The fearsome Mrs. Feinstein had recently shocked the town, finishing first in a crowded race for the Board of Supervisors. She was the first woman elected to the city’s legislative body in a half-century — and only the second ever. Capturing the top vote total positioned her to become board president, San Francisco’s second-most influential municipal office after mayor.
For the newspaper, this raised a crucial question:
“Did Dr. Feinstein feel humbled or intimidated now that the little lady was occupying the limelight?”
Oy.
This anachronistic specimen of cringeworthy sexism (and journalistic fatuity) reads today as an artifact of cultural anthropology, a reminder of the mores that Feinstein (and her then-husband, who declared himself neither humbled nor intimidated) confronted as she began her pioneering career.
Feinstein has died at the age of 90. In political time, her demise seems far more than the end of a mere era — more like the passing of an eon.
As politician, policymaker and uncommonly private public figure, Feinstein for six decades modeled attitudes, behavior and values that have become increasingly rare. Reliably favoring civility over churlishness, she preferred independent judgment to ideology, pragmatism to partisanship, problem-solving to power-seeking.
“Dianne wasn’t in politics, she was in government,” former Democratic congressman John Burton, her San Francisco contemporary, once said of her, with faint disdain.
Many tributes for California’s longest-serving U.S. senator will no doubt highlight Washington achievements. But any assessment of her historical influence begins with the generations of women who followed her into national and state politics, passing through doorways she was the first to breach: women such as Vice President Harris, former House speaker Nancy Pelosi and former senator Barbara Boxer, to name three from Feinstein’s home area alone.
Among the milestones and high-profile achievements, it’s easy to overlook the long years when Feinstein paid her dues in relative obscurity. From the early 1960s until she became mayor, she persisted through recurring defeats, private anguish and countless petty slights — the prologue to a remarkable career shaped by determination to defy the odds in a field perpetually dominated by men.
It is commonplace for politicians to set forth self-regarding narratives of tribulation overcome, but Feinstein eschewed personal revelation and confession — although she had plenty of authentic material for both. Though raised in privilege, she and her two sisters were physically and emotionally abused by their mentally ill, alcoholic mother. The family’s painful secrets were not discussed outside their fashionable Presidio Terrace home; behind closed doors, Dianne bore the brunt of her mother’s eruptions and struggled, as the eldest, to protect her siblings.

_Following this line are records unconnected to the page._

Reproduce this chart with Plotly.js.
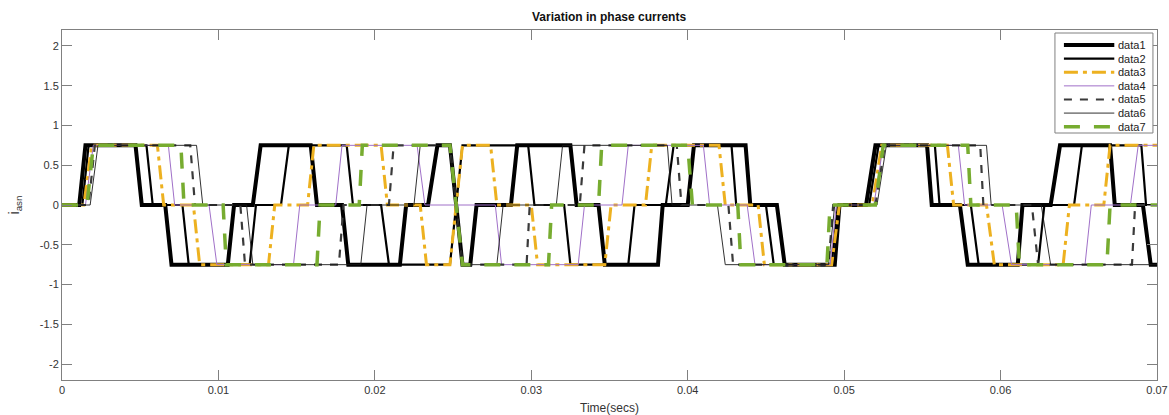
<!DOCTYPE html>
<html>
<head>
<meta charset="utf-8">
<script src="https://cdn.plot.ly/plotly-3.0.1.min.js"></script>
<style>html,body{margin:0;padding:0;background:#fff;}#chart{width:1169px;height:415px;}</style>
</head>
<body>
<div id="chart"></div>
<script>
// Transition events: [start time, end time, new level]
const data1_events = [[0.0011,0.0015,0.75],[0.0047,0.0051,0],[0.0066,0.0070,-0.75],[0.0106,0.0110,0],[0.0122,0.0127,0.75],[0.0159,0.0163,0],[0.0179,0.0183,-0.75],[0.0216,0.0220,0],[0.0234,0.0240,0.75],[0.0248,0.0256,-0.75],[0.0261,0.0265,0],[0.0287,0.0291,0.75],[0.0325,0.0329,0],[0.0343,0.0347,-0.75],[0.0381,0.0384,0],[0.0400,0.0404,0.75],[0.0437,0.0440,0],[0.0457,0.0462,-0.75],[0.0494,0.0497,0],[0.0514,0.0520,0.75],[0.0553,0.0556,0],[0.0574,0.0579,-0.75],[0.0611,0.0614,0],[0.0632,0.0638,0.75],[0.0670,0.0673,0],[0.0691,0.0696,-0.75]];
const data2_events = [[0.0013,0.0017,0.75],[0.0054,0.0058,0],[0.0077,0.0081,-0.75],[0.0120,0.0124,0],[0.0140,0.0145,0.75],[0.0182,0.0186,0],[0.0204,0.0209,-0.75],[0.0248,0.0256,0.75],[0.0298,0.0302,0],[0.0321,0.0325,-0.75],[0.0362,0.0366,0],[0.0386,0.0391,0.75],[0.0428,0.0431,0],[0.0450,0.0455,-0.75],[0.0492,0.0496,0],[0.0516,0.0522,0.75],[0.0558,0.0561,0],[0.0581,0.0586,-0.75],[0.0624,0.0628,0],[0.0647,0.0652,0.75],[0.0690,0.0693,0]];
const data3_events = [[0.0014,0.0019,0.75],[0.0061,0.0065,0],[0.0084,0.0088,-0.75],[0.0132,0.0136,0],[0.0157,0.0161,0.75],[0.0204,0.0208,0],[0.0229,0.0233,-0.75],[0.0248,0.0256,0.75],[0.0274,0.0278,0],[0.0300,0.0304,-0.75],[0.0347,0.0351,0],[0.0373,0.0377,0.75],[0.0420,0.0424,0],[0.0445,0.0449,-0.75],[0.0492,0.0497,0],[0.0518,0.0524,0.75],[0.0566,0.0570,0],[0.0591,0.0596,-0.75],[0.0640,0.0644,0],[0.0666,0.0670,0.75]];
const data4_events = [[0.0015,0.0020,0.75],[0.0068,0.0072,0],[0.0094,0.0099,-0.75],[0.0148,0.0152,0],[0.0175,0.0179,0.75],[0.0227,0.0232,0],[0.0277,0.0281,-0.75],[0.0330,0.0334,0],[0.0358,0.0362,0.75],[0.0410,0.0414,0],[0.0438,0.0443,-0.75],[0.0491,0.0495,0],[0.0519,0.0525,0.75],[0.0573,0.0577,0],[0.0601,0.0607,-0.75],[0.0654,0.0658,0],[0.0683,0.0688,0.75]];
const data5_events = [[0.0017,0.0021,0.75],[0.0082,0.0085,0],[0.0114,0.0117,-0.75],[0.0177,0.0180,0],[0.0209,0.0212,0.75],[0.0248,0.0256,-0.75],[0.0297,0.0299,0],[0.0331,0.0334,0.75],[0.0393,0.0396,0],[0.0426,0.0429,-0.75],[0.0490,0.0493,0],[0.0520,0.0526,0.75],[0.0587,0.0589,0],[0.0620,0.0624,-0.75],[0.0684,0.0686,0]];
const data6_events = [[0.0018,0.0023,0.75],[0.0086,0.0090,0],[0.0118,0.0122,-0.75],[0.0191,0.0195,0],[0.0225,0.0229,0.75],[0.0248,0.0256,-0.75],[0.0278,0.0282,0],[0.0316,0.0320,0.75],[0.0387,0.0390,0],[0.0419,0.0424,-0.75],[0.0490,0.0494,0],[0.0521,0.0527,0.75],[0.0591,0.0594,0],[0.0626,0.0632,-0.75]];
const data7_events = [[0.0016,0.0020,0.75],[0.0076,0.0078,0],[0.0103,0.0105,-0.75],[0.0163,0.0165,0],[0.0190,0.0192,0.75],[0.0248,0.0256,-0.75],[0.0311,0.0313,0],[0.0343,0.0345,0.75],[0.0400,0.0403,0],[0.0432,0.0434,-0.75],[0.0489,0.0491,0],[0.0520,0.0525,0.75],[0.0579,0.0581,0],[0.0610,0.0612,-0.75],[0.0668,0.0670,0]];

const seriesNames = ['data1','data2','data3','data4','data5','data6','data7'];
const tStart = 0, tEnd = 0.07, startLevel = 0;
const xTickVals = [0,0.01,0.02,0.03,0.04,0.05,0.06,0.07];
const xTickText = ['0','0.01','0.02','0.03','0.04','0.05','0.06','0.07'];
const yTickVals = [-2,-1.5,-1,-0.5,0,0.5,1,1.5,2];
const yTickText = ['-2','-1.5','-1','-0.5','0','0.5','1','1.5','2'];

function build(events){
  const x=[tStart], y=[startLevel]; let lvl=startLevel;
  for(const [a,b,v] of events){ x.push(a); y.push(lvl); x.push(b); y.push(v); lvl=v; }
  x.push(tEnd); y.push(lvl);
  return {x,y};
}
const allEvents=[data1_events,data2_events,data3_events,data4_events,data5_events,data6_events,data7_events];
const styles=[
  {color:'#000000',width:4,dash:'solid'},
  {color:'#000000',width:2.2,dash:'solid'},
  {color:'#EDB120',width:3,dash:'14px,5px,4px,5px'},
  {color:'#A070C8',width:1,dash:'solid'},
  {color:'#3a3a3a',width:2.2,dash:'8px,8px'},
  {color:'#1a1a1a',width:0.9,dash:'solid'},
  {color:'#77AC30',width:3.5,dash:'16px,14px'}
];
const traces=allEvents.map((ev,i)=>{const d=build(ev);return {x:d.x,y:d.y,type:'scatter',mode:'lines',name:seriesNames[i],line:styles[i],showlegend:false};});

// Legend box drawn in paper coordinates (MATLAB-style compact legend)
const L = {x0:0.9068, x1:0.9963, yTop:0.9914, yBot:0.7057, lineX0:0.9150, lineX1:0.9610, textX:0.9625, firstY:0.9571, step:0.0389};
const shapes=[{type:'rect',xref:'paper',yref:'paper',x0:L.x0,x1:L.x1,y0:L.yBot,y1:L.yTop,fillcolor:'#ffffff',line:{color:'#808080',width:1},layer:'above'}];
const annotations=[];
seriesNames.forEach((n,i)=>{
  const yy=L.firstY-i*L.step;
  shapes.push({type:'line',xref:'paper',yref:'paper',x0:L.lineX0,x1:L.lineX1,y0:yy,y1:yy,line:{color:styles[i].color,width:styles[i].width,dash:styles[i].dash},layer:'above'});
  annotations.push({xref:'paper',yref:'paper',x:L.textX,y:yy,xanchor:'left',yanchor:'middle',text:n,showarrow:false,font:{size:11,color:'#222'}});
});

const layout={
  width:1169,height:415,
  margin:{l:62,r:12,t:30,b:35},
  paper_bgcolor:'#fff',plot_bgcolor:'#fff',
  font:{family:'Liberation Sans, Arial, sans-serif',size:11,color:'#333'},
  title:{text:'<b>Variation in phase currents</b>',x:0.521,xanchor:'center',y:0.96,yanchor:'middle',font:{size:12,color:'#111'}},
  xaxis:{range:[0,0.07],tickvals:xTickVals,ticktext:xTickText,ticks:'inside',ticklen:10,tickcolor:'#808080',
    showline:true,linecolor:'#808080',linewidth:1,mirror:'ticks',showgrid:false,zeroline:false,
    tickfont:{size:11,color:'#333'},title:{text:'Time(secs)',font:{size:12,color:'#333'},standoff:9}},
  yaxis:{range:[-2.2,2.2],tickvals:yTickVals,ticktext:yTickText,ticks:'inside',ticklen:10,tickcolor:'#808080',
    showline:true,linecolor:'#808080',linewidth:1,mirror:'ticks',showgrid:false,zeroline:false,
    tickfont:{size:11,color:'#333'},title:{text:'i<sub>asn</sub>',font:{size:14,color:'#333'},standoff:16}},
  shapes:shapes,
  annotations:annotations,
  showlegend:false
};
Plotly.newPlot('chart',traces,layout,{displayModeBar:false,staticPlot:true});
</script>
</body>
</html>
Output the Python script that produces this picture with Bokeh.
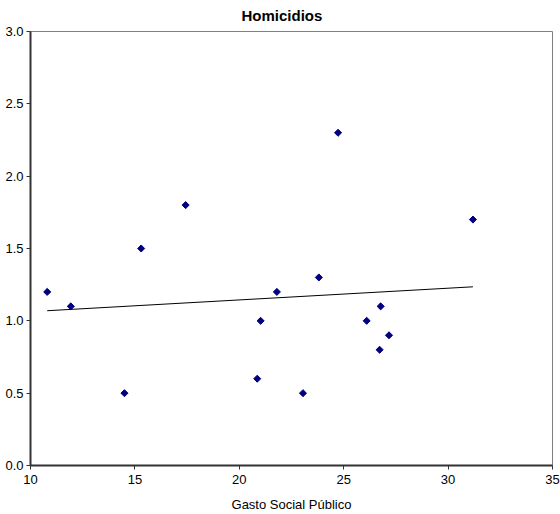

In the early 1960s, she ended a disastrous first marriage; as a divorced single mother, when both still carried a whiff of social scandal, she gained a foothold in politics via an appointment to the California Women’s Board of Terms and Parole. For 10 days every month, for nearly five years, she left her little girl with a babysitter to travel to the women’s state prison at Chino. During her term, the board there adjudicated nearly 5,000 cases of female prisoners — abortionists, arsonists and burglars, murderers, swindlers and thieves — plunging Feinstein into the core of the criminal justice system.